KIGALI - If Parliament approves the latest proposal in the penal code, survivors of suicide attempts will no longer have to endure the wrath of the law.
The current penal code criminalises attempted suicide and the amendment proposal passed by the parliament recently had retained the same clause.
Article 162 of the penal code indicates that any person who tries to commit suicide, shall be liable to an imprisonment term of between two to five years.
The same article, however, sets jail terms for anyone who incites or help others to commit suicide or provoke someone to suicide by causing them unbearable trouble.
The draft penal code, in its article 605, also sets a jail term for whoever is found guilty of begging.

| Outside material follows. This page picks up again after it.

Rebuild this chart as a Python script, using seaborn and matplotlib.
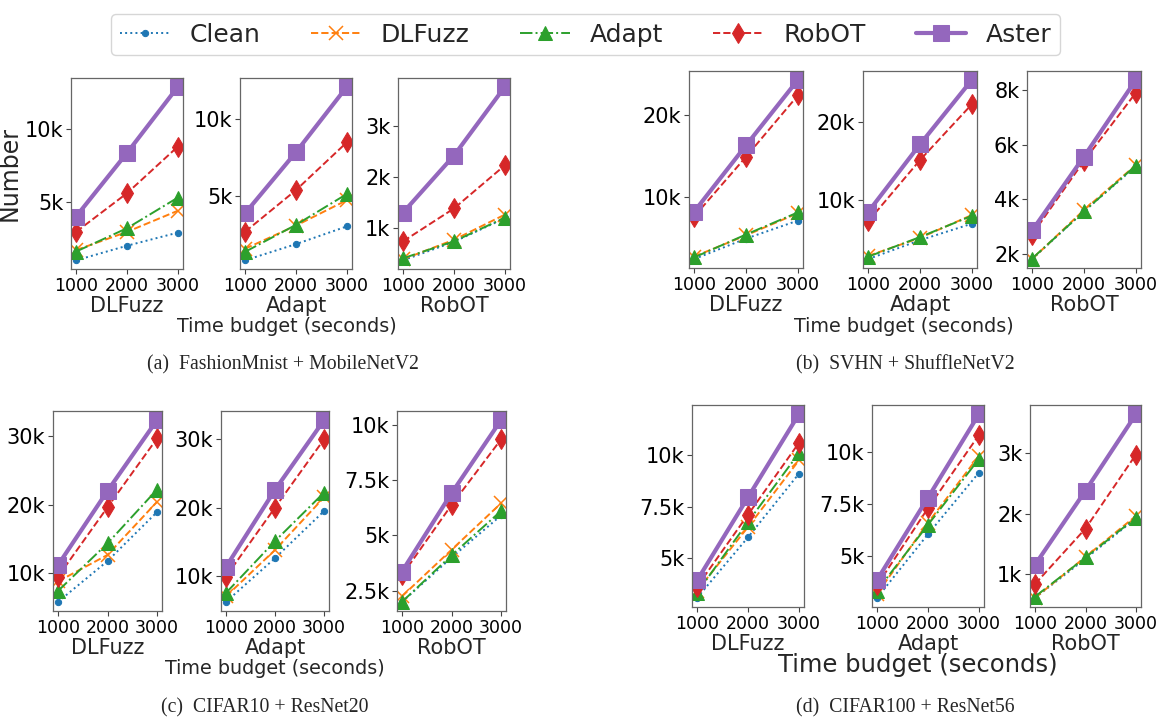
import matplotlib
matplotlib.use("Agg")
import matplotlib.pyplot as plt
import seaborn as sns
import pandas as pd
from matplotlib.ticker import FuncFormatter, MultipleLocator

budgets = [1000, 2000, 3000]
methods = ["Clean", "DLFuzz", "Adapt", "RobOT", "Aster"]

# numbers of generated inputs, in thousands
# (a) FashionMnist + MobileNetV2
fm_dlfuzz = {"Clean": [1.0, 2.0, 2.9], "DLFuzz": [1.7, 2.95, 4.4], "Adapt": [1.6, 3.2, 5.3],
             "RobOT": [2.95, 5.6, 8.8], "Aster": [4.0, 8.36, 12.9]}
fm_adapt = {"Clean": [0.85, 1.9, 3.05], "DLFuzz": [1.6, 3.1, 4.75], "Adapt": [1.4, 3.15, 5.15],
            "RobOT": [2.7, 5.4, 8.5], "Aster": [3.9, 7.86, 12.1]}
fm_robot = {"Clean": [0.38, 0.74, 1.2], "DLFuzz": [0.4, 0.78, 1.27], "Adapt": [0.42, 0.75, 1.21],
            "RobOT": [0.75, 1.39, 2.23], "Aster": [1.31, 2.42, 3.76]}
# (b) SVHN + ShuffleNetV2
sv_dlfuzz = {"Clean": [2.4, 4.9, 7.1], "DLFuzz": [2.7, 5.3, 8.0], "Adapt": [2.6, 5.4, 8.1],
             "RobOT": [7.6, 14.9, 22.4], "Aster": [8.2, 16.3, 24.3]}
sv_adapt = {"Clean": [2.5, 4.9, 7.0], "DLFuzz": [2.9, 5.2, 8.1], "Adapt": [2.8, 5.3, 8.0],
            "RobOT": [7.3, 15.1, 22.2], "Aster": [8.5, 17.1, 25.3]}
sv_robot = {"Clean": [1.8, 3.55, 5.2], "DLFuzz": [1.8, 3.6, 5.25], "Adapt": [1.82, 3.55, 5.23],
            "RobOT": [2.7, 5.4, 7.9], "Aster": [2.85, 5.56, 8.37]}
# (c) CIFAR10 + ResNet20
c10_dlfuzz = {"Clean": [5.7, 11.7, 18.9], "DLFuzz": [8.7, 12.6, 20.4], "Adapt": [7.3, 14.3, 22.2],
              "RobOT": [9.4, 19.6, 29.7], "Aster": [11.1, 22.0, 32.4]}
c10_adapt = {"Clean": [6.2, 12.6, 19.5], "DLFuzz": [7.0, 13.8, 21.5], "Adapt": [7.5, 15.1, 22.2],
             "RobOT": [9.9, 20.0, 30.0], "Aster": [11.3, 22.6, 32.8]}
c10_robot = {"Clean": [2.0, 4.0, 5.9], "DLFuzz": [2.25, 4.35, 6.45], "Adapt": [2.0, 4.1, 6.1],
             "RobOT": [3.2, 6.37, 9.33], "Aster": [3.37, 6.9, 10.2]}
# (d) CIFAR100 + ResNet56
c100_dlfuzz = {"Clean": [3.05, 6.0, 9.1], "DLFuzz": [3.4, 6.5, 9.75], "Adapt": [3.3, 6.75, 10.1],
               "RobOT": [3.6, 7.1, 10.6], "Aster": [3.9, 7.95, 12.0]}
c100_adapt = {"Clean": [3.0, 6.05, 9.0], "DLFuzz": [3.2, 6.6, 9.8], "Adapt": [3.35, 6.5, 9.65],
              "RobOT": [3.6, 7.3, 10.8], "Aster": [3.86, 7.8, 11.8]}
c100_robot = {"Clean": [0.6, 1.25, 1.92], "DLFuzz": [0.6, 1.28, 1.96], "Adapt": [0.62, 1.27, 1.93],
              "RobOT": [0.83, 1.75, 2.98], "Aster": [1.15, 2.38, 3.65]}

panel_titles = ["DLFuzz", "Adapt", "RobOT"]
captions = ["(a)  FashionMnist + MobileNetV2", "(b)  SVHN + ShuffleNetV2",
            "(c)  CIFAR10 + ResNet20", "(d)  CIFAR100 + ResNet56"]

colors = {"Clean": "#1f77b4", "DLFuzz": "#ff7f0e", "Adapt": "#2ca02c",
          "RobOT": "#d62728", "Aster": "#9467bd"}
styles = {
    "Clean": dict(linestyle=":", marker="o", markersize=4.5, linewidth=1.4),
    "DLFuzz": dict(linestyle="--", marker="x", markersize=10, linewidth=1.4, markeredgewidth=1.1),
    "Adapt": dict(linestyle="-.", marker="^", markersize=10, linewidth=1.4),
    "RobOT": dict(linestyle="--", marker="d", markersize=10, linewidth=1.4),
    "Aster": dict(linestyle="-", marker="s", markersize=12, linewidth=3),
}

W, H = 1169, 722
sns.set_style("white")
plt.rcParams["font.family"] = ["DejaVu Sans"]
fig = plt.figure(figsize=(W / 100, H / 100), dpi=100)

groups = [
    dict(data=[fm_dlfuzz, fm_adapt, fm_robot], steps=[5, 5, 1], top=78, bottom=269,
         xs=[(71, 183), (240, 352), (398, 510)], label_y=327, label_x=287, label_size=13.8,
         cap=(283, 365)),
    dict(data=[sv_dlfuzz, sv_adapt, sv_robot], steps=[10, 10, 2], top=71, bottom=268,
         xs=[(689, 803), (863, 977), (1027, 1141)], label_y=327, label_x=904, label_size=13.8,
         cap=(905, 365)),
    dict(data=[c10_dlfuzz, c10_adapt, c10_robot], steps=[10, 10, 2.5], top=411, bottom=611,
         xs=[(53, 162), (221, 329), (397, 506)], label_y=668, label_x=275, label_size=13.8,
         cap=(265, 708)),
    dict(data=[c100_dlfuzz, c100_adapt, c100_robot], steps=[2.5, 2.5, 1], top=405, bottom=607,
         xs=[(692, 804), (872, 984), (1030, 1141)], label_y=665, label_x=918, label_size=17.5,
         cap=(905, 708)),
]

kfmt = FuncFormatter(lambda v, p: f"{v:g}k")
handles = None
for gi, g in enumerate(groups):
    for pi, (panel, (x0, x1)) in enumerate(zip(g["data"], g["xs"])):
        ax = fig.add_axes([x0 / W, 1 - g["bottom"] / H, (x1 - x0) / W, (g["bottom"] - g["top"]) / H])
        rows = [(b, m, v) for m in methods for b, v in zip(budgets, panel[m])]
        df = pd.DataFrame(rows, columns=["budget", "method", "value"])
        for m in methods:
            sns.lineplot(data=df[df.method == m], x="budget", y="value", ax=ax, label=m,
                         color=colors[m], markeredgecolor=colors[m], markerfacecolor=colors[m],
                         **styles[m])
        if ax.get_legend() is not None:
            ax.get_legend().remove()
        if handles is None:
            handles, labels = ax.get_legend_handles_labels()
        ax.set_xticks(budgets)
        ax.yaxis.set_major_locator(MultipleLocator(g["steps"][pi]))
        ax.yaxis.set_major_formatter(kfmt)
        ax.tick_params(axis="x", labelsize=12.5, length=3.5, width=0.8, pad=2)
        ax.tick_params(axis="y", labelsize=15, length=3.5, width=0.8, pad=2)
        ax.tick_params(left=True, bottom=True, colors="#444444", labelcolor="black")
        for s in ax.spines.values():
            s.set_color("#666666")
            s.set_linewidth(0.9)
        ax.set_ylabel("")
        ax.set_xlabel(panel_titles[pi], fontsize=15, labelpad=1)
        if gi == 0 and pi == 0:
            ax.set_ylabel("Number", fontsize=17, labelpad=2)
    fig.text(g["label_x"] / W, 1 - g["label_y"] / H, "Time budget (seconds)",
             fontsize=g["label_size"], ha="center", va="center")
    fig.text(g["cap"][0] / W, 1 - g["cap"][1] / H, captions[gi], fontsize=14.2,
             family="Liberation Serif", ha="center", va="center")

fig.legend(handles, labels, loc="upper center", bbox_to_anchor=(0.501, 0.998), ncol=5,
           fontsize=18, frameon=True, edgecolor="#cccccc", fancybox=True,
           handlelength=2.0, columnspacing=2.0, borderpad=0.35)

fig.savefig("out.png", dpi=100)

“Any person found guilty of begging shall be liable to a term of imprisonment of eight days to six months…Any beggar who, uses threats, enters a dwelling or its compound without the consent of the owner, pretends to be ill or disabled or adopts behaviour that reduces him her to a pitiful state shall be liable to imprisonment for six months to one year,” reads article 605.
The article sparked off a heated debate among senators who were reviewing the penal code, with one side claiming that beggars should not be punished.
Senators later agreed to retain the jail term for begging and requested judicial officers to re-draft it.
Despite requests from activists, senators intend to retain jail sentences for abortion and prostitution.
Previously, several activist groups had petitioned Parliament requesting that the lawmakers decriminalise abortion and prostitution but the requests fell to deaf ears.
In a new twist, the ongoing amendments on the penal code have significantly cut down the jail sentences on some crimes with an intention to reduce the number of people sent to prison.
People charged with minor offenses will now serve their sentence by doing community work or paying fines.
“Sending a criminal to jail may not necessarily change him, actually some people commit crimes with an intention to making a profit out of their wrong deed, that’s why they have to pay back in one way or the other,” said Senator Marie Mukantabana, who is also the vice president of the Senate.